#### [PROVIDED RECORDS]
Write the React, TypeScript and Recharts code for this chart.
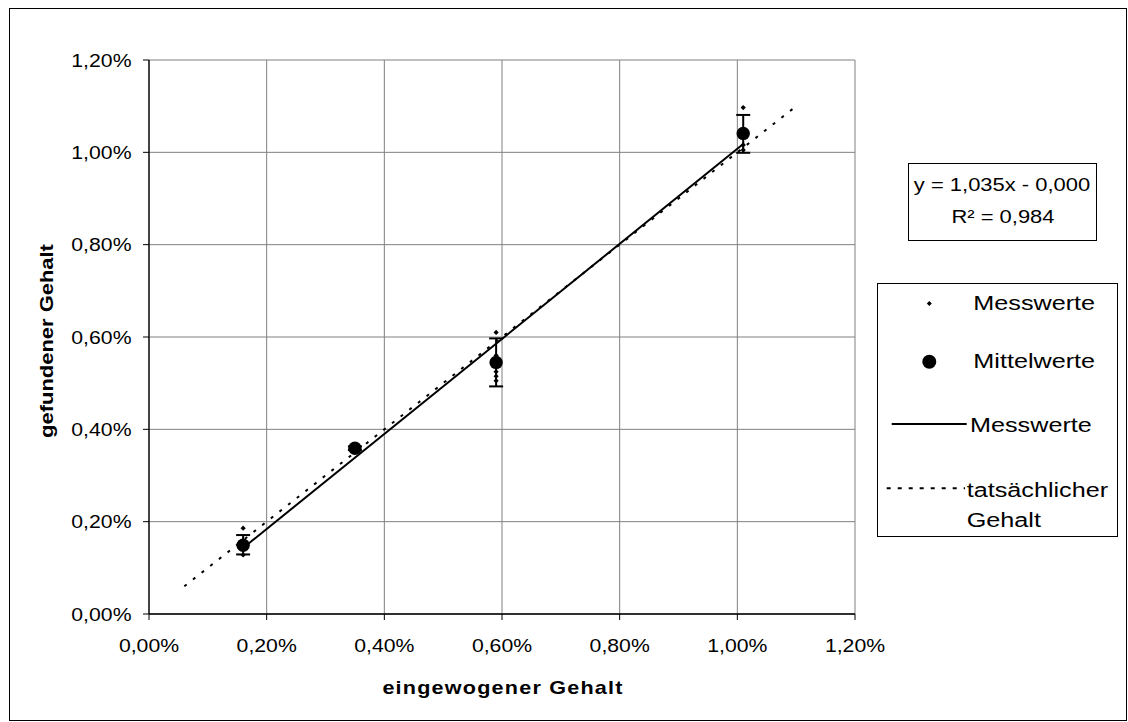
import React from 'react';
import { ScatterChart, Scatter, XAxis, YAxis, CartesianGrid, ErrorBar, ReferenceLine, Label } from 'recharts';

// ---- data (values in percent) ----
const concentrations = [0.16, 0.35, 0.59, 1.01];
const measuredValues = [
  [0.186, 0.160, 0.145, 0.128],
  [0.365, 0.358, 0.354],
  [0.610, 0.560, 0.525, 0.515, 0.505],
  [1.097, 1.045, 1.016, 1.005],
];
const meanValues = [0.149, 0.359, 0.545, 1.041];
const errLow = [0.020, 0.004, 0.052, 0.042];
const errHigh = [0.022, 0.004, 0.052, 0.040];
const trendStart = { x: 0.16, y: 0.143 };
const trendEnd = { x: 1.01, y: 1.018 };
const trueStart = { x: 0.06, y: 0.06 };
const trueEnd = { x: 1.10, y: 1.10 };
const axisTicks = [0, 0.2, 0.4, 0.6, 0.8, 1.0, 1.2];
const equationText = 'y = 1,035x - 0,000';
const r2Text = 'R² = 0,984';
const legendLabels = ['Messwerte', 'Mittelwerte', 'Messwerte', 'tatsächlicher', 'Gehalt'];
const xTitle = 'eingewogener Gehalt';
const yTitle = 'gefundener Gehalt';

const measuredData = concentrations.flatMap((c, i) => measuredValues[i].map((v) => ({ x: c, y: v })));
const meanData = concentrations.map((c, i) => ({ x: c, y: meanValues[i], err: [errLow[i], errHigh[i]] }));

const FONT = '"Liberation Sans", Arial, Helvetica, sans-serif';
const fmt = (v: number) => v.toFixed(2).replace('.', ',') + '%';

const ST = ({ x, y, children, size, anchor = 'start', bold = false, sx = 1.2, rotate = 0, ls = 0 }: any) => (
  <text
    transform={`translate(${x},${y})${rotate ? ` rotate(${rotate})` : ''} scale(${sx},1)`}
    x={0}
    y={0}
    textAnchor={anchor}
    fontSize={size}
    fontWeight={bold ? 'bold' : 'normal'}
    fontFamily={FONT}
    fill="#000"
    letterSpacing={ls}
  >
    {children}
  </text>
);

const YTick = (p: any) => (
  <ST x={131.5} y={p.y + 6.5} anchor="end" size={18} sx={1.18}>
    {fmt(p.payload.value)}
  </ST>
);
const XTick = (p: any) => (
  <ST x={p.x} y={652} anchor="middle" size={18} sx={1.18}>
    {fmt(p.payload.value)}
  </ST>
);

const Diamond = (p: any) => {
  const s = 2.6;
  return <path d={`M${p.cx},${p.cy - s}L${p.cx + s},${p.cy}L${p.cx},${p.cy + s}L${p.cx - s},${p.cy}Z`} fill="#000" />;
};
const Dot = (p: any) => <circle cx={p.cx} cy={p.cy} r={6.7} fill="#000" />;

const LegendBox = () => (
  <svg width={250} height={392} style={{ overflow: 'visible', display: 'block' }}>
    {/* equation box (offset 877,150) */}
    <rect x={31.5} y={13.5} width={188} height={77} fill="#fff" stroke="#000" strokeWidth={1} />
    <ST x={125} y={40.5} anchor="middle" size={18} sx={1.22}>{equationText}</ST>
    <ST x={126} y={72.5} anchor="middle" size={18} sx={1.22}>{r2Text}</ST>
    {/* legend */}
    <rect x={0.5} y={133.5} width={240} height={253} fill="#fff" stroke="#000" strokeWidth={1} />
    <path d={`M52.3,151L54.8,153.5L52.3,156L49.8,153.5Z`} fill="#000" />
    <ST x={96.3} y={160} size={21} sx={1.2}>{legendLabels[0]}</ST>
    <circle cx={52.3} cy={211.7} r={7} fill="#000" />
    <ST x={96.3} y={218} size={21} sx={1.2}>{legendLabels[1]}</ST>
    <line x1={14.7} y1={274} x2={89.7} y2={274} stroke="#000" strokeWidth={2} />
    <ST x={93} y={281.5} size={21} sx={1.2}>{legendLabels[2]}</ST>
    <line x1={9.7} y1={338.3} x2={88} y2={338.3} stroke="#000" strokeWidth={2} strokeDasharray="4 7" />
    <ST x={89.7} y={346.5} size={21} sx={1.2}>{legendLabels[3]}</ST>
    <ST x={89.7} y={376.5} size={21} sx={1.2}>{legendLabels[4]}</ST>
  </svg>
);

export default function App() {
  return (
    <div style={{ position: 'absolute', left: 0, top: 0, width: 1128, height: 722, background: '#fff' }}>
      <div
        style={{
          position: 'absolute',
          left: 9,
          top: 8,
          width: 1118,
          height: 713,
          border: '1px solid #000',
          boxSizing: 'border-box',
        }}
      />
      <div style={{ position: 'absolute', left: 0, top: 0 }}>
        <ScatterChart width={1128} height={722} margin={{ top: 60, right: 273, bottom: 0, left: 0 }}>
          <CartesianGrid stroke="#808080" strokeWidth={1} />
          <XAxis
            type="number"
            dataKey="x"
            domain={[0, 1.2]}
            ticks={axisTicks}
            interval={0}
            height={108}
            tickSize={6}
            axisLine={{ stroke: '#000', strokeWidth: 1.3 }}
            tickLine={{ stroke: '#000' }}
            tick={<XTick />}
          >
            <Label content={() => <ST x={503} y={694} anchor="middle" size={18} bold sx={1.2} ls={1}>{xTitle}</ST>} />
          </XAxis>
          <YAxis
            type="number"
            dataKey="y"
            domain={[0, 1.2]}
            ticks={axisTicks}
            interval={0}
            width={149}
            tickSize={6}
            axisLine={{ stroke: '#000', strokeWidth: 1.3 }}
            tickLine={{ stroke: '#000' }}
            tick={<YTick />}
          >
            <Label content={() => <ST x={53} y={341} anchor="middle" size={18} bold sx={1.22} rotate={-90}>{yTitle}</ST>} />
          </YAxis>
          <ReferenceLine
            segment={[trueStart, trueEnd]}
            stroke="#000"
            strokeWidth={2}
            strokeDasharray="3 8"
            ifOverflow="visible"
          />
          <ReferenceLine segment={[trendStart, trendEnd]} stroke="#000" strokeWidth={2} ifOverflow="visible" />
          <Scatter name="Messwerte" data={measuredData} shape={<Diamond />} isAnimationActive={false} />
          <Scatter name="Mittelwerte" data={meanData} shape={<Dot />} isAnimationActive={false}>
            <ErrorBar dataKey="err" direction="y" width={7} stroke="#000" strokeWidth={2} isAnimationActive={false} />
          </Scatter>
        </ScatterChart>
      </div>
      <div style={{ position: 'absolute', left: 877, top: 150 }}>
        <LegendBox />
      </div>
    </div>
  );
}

* * *

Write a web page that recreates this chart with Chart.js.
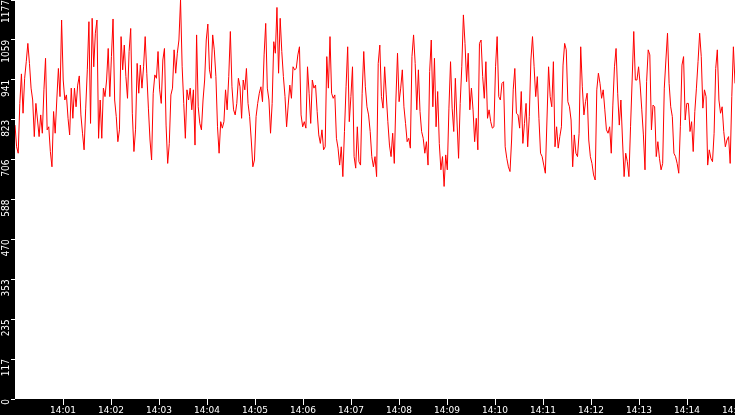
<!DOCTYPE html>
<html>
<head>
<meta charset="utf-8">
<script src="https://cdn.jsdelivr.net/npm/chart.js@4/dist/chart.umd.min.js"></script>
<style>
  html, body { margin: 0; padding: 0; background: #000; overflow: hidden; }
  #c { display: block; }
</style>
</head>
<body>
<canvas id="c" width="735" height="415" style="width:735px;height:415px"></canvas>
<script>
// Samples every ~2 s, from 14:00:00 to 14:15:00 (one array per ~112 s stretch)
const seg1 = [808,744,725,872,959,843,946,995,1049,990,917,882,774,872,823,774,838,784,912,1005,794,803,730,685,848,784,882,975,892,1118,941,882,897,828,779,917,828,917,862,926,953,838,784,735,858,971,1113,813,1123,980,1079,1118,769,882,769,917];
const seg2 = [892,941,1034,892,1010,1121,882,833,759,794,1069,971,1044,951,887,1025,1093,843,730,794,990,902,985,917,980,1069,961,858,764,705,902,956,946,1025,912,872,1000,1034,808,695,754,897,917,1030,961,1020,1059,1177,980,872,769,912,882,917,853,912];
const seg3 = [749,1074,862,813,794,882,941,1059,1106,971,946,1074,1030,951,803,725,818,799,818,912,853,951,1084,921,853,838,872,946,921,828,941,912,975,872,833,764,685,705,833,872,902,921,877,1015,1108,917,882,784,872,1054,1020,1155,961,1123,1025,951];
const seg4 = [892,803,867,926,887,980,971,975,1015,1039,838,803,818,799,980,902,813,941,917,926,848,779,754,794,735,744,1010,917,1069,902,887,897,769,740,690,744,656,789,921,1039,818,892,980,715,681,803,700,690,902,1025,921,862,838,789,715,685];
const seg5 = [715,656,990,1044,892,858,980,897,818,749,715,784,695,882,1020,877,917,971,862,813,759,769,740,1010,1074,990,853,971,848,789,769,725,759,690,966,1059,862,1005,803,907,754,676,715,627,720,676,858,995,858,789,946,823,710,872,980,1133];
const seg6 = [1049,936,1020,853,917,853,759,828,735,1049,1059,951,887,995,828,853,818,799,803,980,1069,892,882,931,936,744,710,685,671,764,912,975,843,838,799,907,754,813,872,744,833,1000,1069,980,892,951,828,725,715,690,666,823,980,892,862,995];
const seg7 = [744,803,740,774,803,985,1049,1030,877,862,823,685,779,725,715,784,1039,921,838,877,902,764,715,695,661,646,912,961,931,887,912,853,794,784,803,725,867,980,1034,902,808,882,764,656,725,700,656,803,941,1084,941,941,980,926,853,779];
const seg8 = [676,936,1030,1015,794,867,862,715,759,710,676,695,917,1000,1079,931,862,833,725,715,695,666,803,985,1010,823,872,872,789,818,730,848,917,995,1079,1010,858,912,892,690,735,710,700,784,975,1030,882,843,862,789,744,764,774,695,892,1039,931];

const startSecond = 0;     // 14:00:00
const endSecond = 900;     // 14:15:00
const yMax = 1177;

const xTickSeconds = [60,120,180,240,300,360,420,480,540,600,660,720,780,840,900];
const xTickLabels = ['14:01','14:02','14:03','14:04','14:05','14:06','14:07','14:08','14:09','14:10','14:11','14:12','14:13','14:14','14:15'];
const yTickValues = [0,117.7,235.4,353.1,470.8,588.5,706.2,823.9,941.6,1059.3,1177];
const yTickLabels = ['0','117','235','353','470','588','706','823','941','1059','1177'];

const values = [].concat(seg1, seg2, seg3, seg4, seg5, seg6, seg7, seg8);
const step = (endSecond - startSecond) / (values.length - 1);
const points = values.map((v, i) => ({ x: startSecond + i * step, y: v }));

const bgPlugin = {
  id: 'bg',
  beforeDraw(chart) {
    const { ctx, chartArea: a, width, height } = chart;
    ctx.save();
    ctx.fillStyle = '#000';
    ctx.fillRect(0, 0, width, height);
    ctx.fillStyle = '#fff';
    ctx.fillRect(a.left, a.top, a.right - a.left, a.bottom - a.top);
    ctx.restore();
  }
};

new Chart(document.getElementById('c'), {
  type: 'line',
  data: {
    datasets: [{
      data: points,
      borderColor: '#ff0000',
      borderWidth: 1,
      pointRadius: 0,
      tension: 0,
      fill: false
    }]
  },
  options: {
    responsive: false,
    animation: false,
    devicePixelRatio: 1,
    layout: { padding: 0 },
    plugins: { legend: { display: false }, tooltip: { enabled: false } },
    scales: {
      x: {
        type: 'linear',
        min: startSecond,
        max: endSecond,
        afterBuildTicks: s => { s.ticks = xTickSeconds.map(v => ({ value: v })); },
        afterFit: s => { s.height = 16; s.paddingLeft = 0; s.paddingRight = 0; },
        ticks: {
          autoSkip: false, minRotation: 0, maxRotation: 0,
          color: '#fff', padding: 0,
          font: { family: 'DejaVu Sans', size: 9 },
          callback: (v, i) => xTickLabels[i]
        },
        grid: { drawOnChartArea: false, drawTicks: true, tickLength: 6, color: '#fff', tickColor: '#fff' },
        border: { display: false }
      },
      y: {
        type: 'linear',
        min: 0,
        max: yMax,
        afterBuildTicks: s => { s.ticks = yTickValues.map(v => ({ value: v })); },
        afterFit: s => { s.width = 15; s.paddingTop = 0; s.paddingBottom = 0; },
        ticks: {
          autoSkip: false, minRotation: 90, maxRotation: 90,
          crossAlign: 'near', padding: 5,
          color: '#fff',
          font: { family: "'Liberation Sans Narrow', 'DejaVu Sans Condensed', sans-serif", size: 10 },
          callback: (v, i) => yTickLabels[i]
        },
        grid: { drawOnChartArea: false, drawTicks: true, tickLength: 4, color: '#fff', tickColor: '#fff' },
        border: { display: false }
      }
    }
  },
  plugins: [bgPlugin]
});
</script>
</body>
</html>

#### [STATED TASK]
Exactly reproduce the stretch that starts at the line containing "Write the React, TypeScript" and ends at the line containing "ErrorBar, ReferenceLine, Label", both ends included; leave any pictures out.

#### [SOLUTION TO THIS PROBLEM]
Write the React, TypeScript and Recharts code for this chart.
import React from 'react';
import { ScatterChart, Scatter, XAxis, YAxis, CartesianGrid, ErrorBar, ReferenceLine, Label } from 'recharts';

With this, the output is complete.